Actually, they'd be far better off sending the U.S. neocons packing. On the mundane level, they could ask for help from all the various other nations in the area to act as peacekeepers. Iran would help for sure. Therefore the Sunnis would want to also help for balance sake. Even China, Russia, and India would pitch in a little if asked properly and given the proper guarantees.
They need peace to rebuild the country and to encourage the brain drain to reverse. They need co-educational universities. Many of their best educated people have been deliberately murdered by neocon-backed forces (death squads and/or false-flag special ops, Americans and British) or have fled the area.
Posted on Friday, June 13, 2008
Maliki raises possibility that Iraq might ask U.S. to leave
By Leila Fadel and Mike Tharp | McClatchy Newspaper
BAGHDAD — Iraqi Prime Minister Nouri al Maliki raised the possibility that his country won't sign a status of forces agreement with the United States and will ask U.S. troops to go home when their U.N. mandate to be in Iraq expires at the end of the year.
Maliki made the comment after weeks of complaints from Shiite Muslim lawmakers that U.S. proposals that would govern a continued troop presence in Iraq would infringe on Iraq's sovereignty.
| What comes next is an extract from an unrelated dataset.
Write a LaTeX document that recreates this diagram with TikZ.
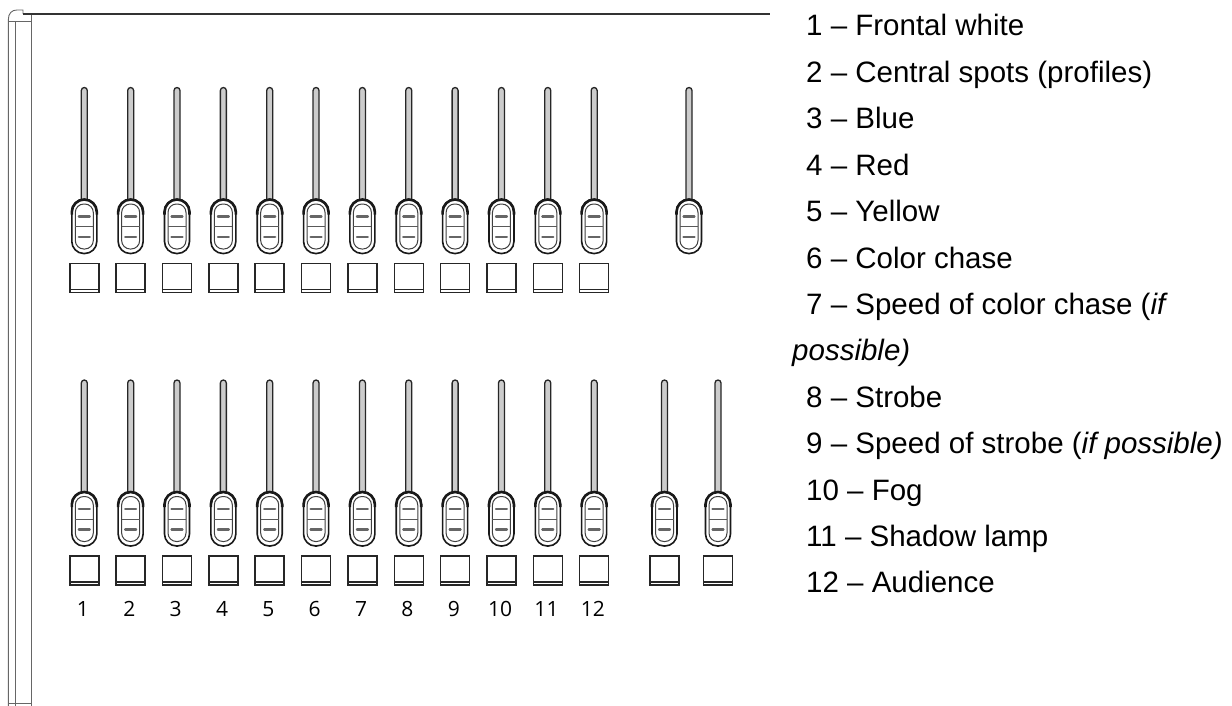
\documentclass[tikz,border=0pt]{standalone}
\usepackage{fontspec}
\setmainfont{Liberation Sans}
\newfontfamily\numfont{Open Sans}
\begin{document}
\begin{tikzpicture}[x=1pt,y=-1pt,
  frameline/.style={draw=black!60,line width=0.9},
  stemline/.style={draw=black!85,fill=black!20,line width=1.3},
  knobout/.style={draw=black!90,fill=white,line width=1.6,rounded corners=12},
  knobin/.style={draw=black!75,line width=1.0,rounded corners=8.5},
  dashmark/.style={draw=black!60,line width=2.2,line cap=round},
  btn/.style={draw=black!85,fill=white,line width=1.5},
  legend/.style={anchor=base west,inner sep=0pt,font=\fontsize{29.5}{32}\selectfont},
  numlab/.style={anchor=base,inner sep=0pt,font=\numfont\fontsize{21}{23}\selectfont},
  fader/.pic={
    \draw[stemline,rounded corners=3] (-3,2) -- (-3,-112) -- (3,-112) -- (3,2);
    \draw[knobout] (-12.5,0) rectangle (12.5,54);
    \draw[draw=black!90,line width=2.6,rounded corners=12.5] (-12.5,15) -- (-12.5,0) -- (12.5,0) -- (12.5,15);
    \draw[knobin] (-9,4.5) rectangle (9,49.5);
    \draw[draw=black!65,line width=1.0] (-9,27) -- (9,27);
    \draw[dashmark] (-5.5,17) -- (5.5,17);
    \draw[dashmark] (-5.5,37.5) -- (5.5,37.5);
  },
  button/.pic={
    \draw[btn] (-14.5,64) rectangle (14.5,93);
    \draw[draw=black!85,line width=1.4] (-14.5,90) -- (14.5,90);
  }]
\useasboundingbox (0,0) rectangle (1232,706);
% panel frame
\draw[frameline] (8.3,706) -- (8.3,20) .. controls (8.3,13) and (12,10) .. (17,10) -- (23,10) -- (23,14);
\draw[frameline] (15,706) -- (15,21.7);
\draw[frameline] (31,706) -- (31,14);
\draw[frameline] (8.3,21.7) -- (31,21.7);
\draw[frameline] (8.3,703) -- (31,703);
\draw[draw=black!80,line width=2.4] (23,14) -- (770,14);
% upper row
\foreach \i in {1,...,12}{
  \pic (up\i) at ({84.3+46.35*(\i-1)},199.5) {fader};
  \pic (ub\i) at ({84.3+46.35*(\i-1)},199.5) {button};
}
\pic (upx) at (689,199.5) {fader};
% lower row
\foreach \i in {1,...,12}{
  \pic (lo\i) at ({84.3+46.35*(\i-1)},492) {fader};
  \pic (lb\i) at ({84.3+46.35*(\i-1)},492) {button};
  \node[numlab] (n\i) at ({83+46.35*(\i-1)},616) {\i};
}
\pic (lox1) at (664.5,492) {fader};
\pic (lbx1) at (664.5,492) {button};
\pic (lox2) at (718,492) {fader};
\pic (lbx2) at (718,492) {button};
% legend
\node[legend] (l1) at (806,36.0) {1 – Frontal white};
\node[legend] (l2) at (806,82.4) {2 – Central spots (profiles)};
\node[legend] (l3) at (806,128.8) {3 – Blue};
\node[legend] (l4) at (806,175.2) {4 – Red};
\node[legend] (l5) at (806,221.6) {5 – Yellow};
\node[legend] (l6) at (806,268.0) {6 – Color chase};
\node[legend] (l7) at (806,314.4) {7 – Speed of color chase (\textit{if}};
\node[legend] (l7b) at (792,360.8) {\textit{possible)}};
\node[legend] (l8) at (806,407.2) {8 – Strobe};
\node[legend] (l9) at (806,453.6) {9 – Speed of strobe (\textit{if possible)}};
\node[legend] (l10) at (806,500.0) {10 – Fog};
\node[legend] (l11) at (806,546.4) {11 – Shadow lamp};
\node[legend] (l12) at (806,592.8) {12 – Audience};
\end{tikzpicture}
\end{document}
"Iraq has another option that it may use," Maliki said during a visit to Amman, Jordan. "The Iraqi government, if it wants, has the right to demand that the U.N. terminate the presence of international forces on Iraqi sovereign soil."
Earlier, Maliki acknowledged that talks with the U.S. on a status of forces agreement "reached an impasse" after the American negotiators presented a draft that would have given the U.S. access to 58 military bases, control of Iraqi airspace and immunity from prosecution for both U.S. soldiers and private contractors.
The Iraqis rejected those demands, and U.S. diplomats have submitted a second draft, which Deputy Prime Minister Barham Salih told McClatchy included several major concessions. Among those would be allowing Iraq to prosecute private contractors for violations of Iraqi law and requiring U.S. forces to turn over to Iraqi authorities Iraqis that the Americans detain.
Some Iraqi officials, however, said they're concerned that Maliki has become overconfident of his military's ability to defend his government and might believe Iraqi forces alone can maintain security here without the help of U.S. troops.
Maliki's confidence in the security forces' abilities are fed, these officials say by the Iraqi security forces' recent successes in Basra, Mosul and Baghdad's Sadr City area, where Iraqi troops have disarmed rival Sunni and Shiite forces and brought relative calm to once troubled areas.
The status of forces agreement was the backdrop as well for an announcement by rebel Shiite Muslim cleric Muqtada al Sadr that he had created a special branch of his militia that would be allowed to carry weapons and attack American troops.
The remainder of his 60,000-strong Mahdi Army militia is expected to lay down its weapons. The announcement comes two months before a ceasefire that has been in effect for 10 months ends.
Sadr has been struggling for the past year to remain at the head of a militant anti-American movement and at the same time remain part of Iraq's political process. In August he ordered his followers to observe a ceasefire that has largely held despite complaints from his followers that they are being attacked and arrested by government-allied forces.
Mahdi Army militiamen were the principal targets of Maliki's recent military offensives in Basra and Sadr City and another offensive reportedly is being prepared for Amara, a Sadr stronghold in southern Iraq.
The creation of a separate wing authorized to attack U.S. forces may be intended to streamline the Mahdi Army and allow Sadr to maintain the ability to undertake military actions even as he accedes to government demands that most of his followers disarm.